WASHINGTON – Defense Secretary Lloyd Austin and Chinese Defense Minister Li Shangfu took the idiom, “your handshake is your word” a little too literally Friday during the opening dinner of the Shangri-La Dialogue in Singapore.

Days after Beijing rejected the Pentagon’s early May invitation for Li to meet with Austin on the sidelines of the Pacific security summit, the two shook hands “but did not have a substantive exchange,” Pentagon Press Secretary Brig. Gen. Pat Ryder said in a statement.

The leaders of the adversary armed forces “spoke briefly” during the dinner, but have not had meaningful talks since Beijing halted military-to-military communications with Washington after then-House Speaker Nancy Pelosi visited Taiwan in August, becoming the highest-ranking US official to do so in decades.

In the months since, relations between the defense departments have suffered so badly that the Beijing ministry even declined to speak with Austin when he attempted to phone in early February, after the US shot down a Chinese spy balloon that was conducting surveillance in American airspace.

The tensions are nothing new. China has declined or failed to respond to more than a dozen Pentagon requests for “key leader engagements, multiple requests for standing dialogues and nearly ten working-level engagements” since 2021, a senior US defense official told The Post last week.

Defense Secretary Lloyd Austin and Chinese Defense Minister Li Shangfu
Defense Secretary Lloyd Austin and Chinese Defense Minister Li Shangfu met face-to-face and shook hands Friday during the opening dinner of the Shangri-La Dialogue in Singapore. PLA

“This is far from the first time that [China] has rejected invitations to communicate from the secretary, the chairman of the Joint Chiefs of Staff or other department officials,” the official said. “Frankly, it’s just the latest in a litany of excuses [not to engage.]”

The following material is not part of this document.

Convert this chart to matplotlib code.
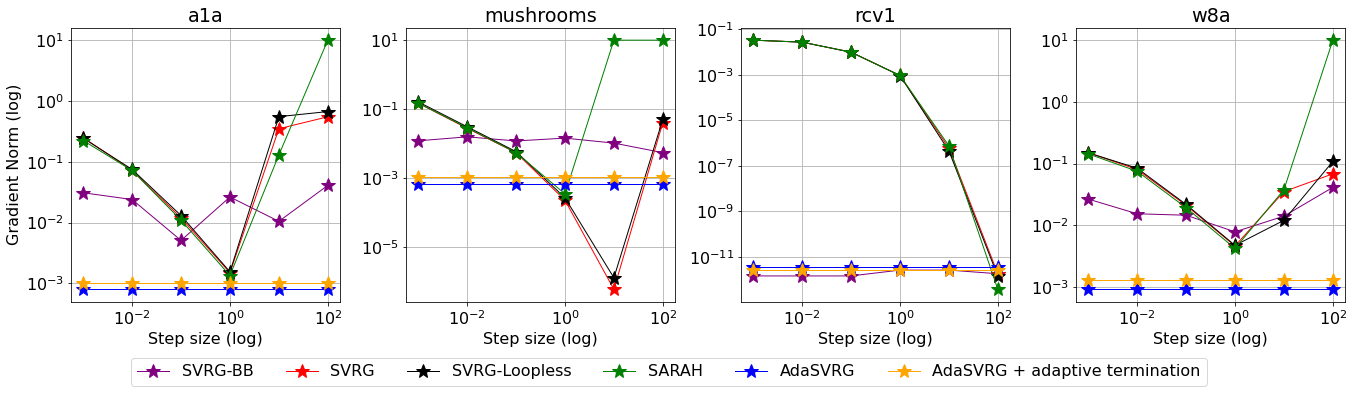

But the silent treatment is something the Biden administration wants to change, as evidenced by the many attempts the Pentagon has made to reach out to Beijing.

“The Department [of Defense] believes in maintaining open lines of military-to-military communication with the PRC — and will continue to seek meaningful military-to-military discussions at multiple levels to responsibly manage the relationship,” Ryder said.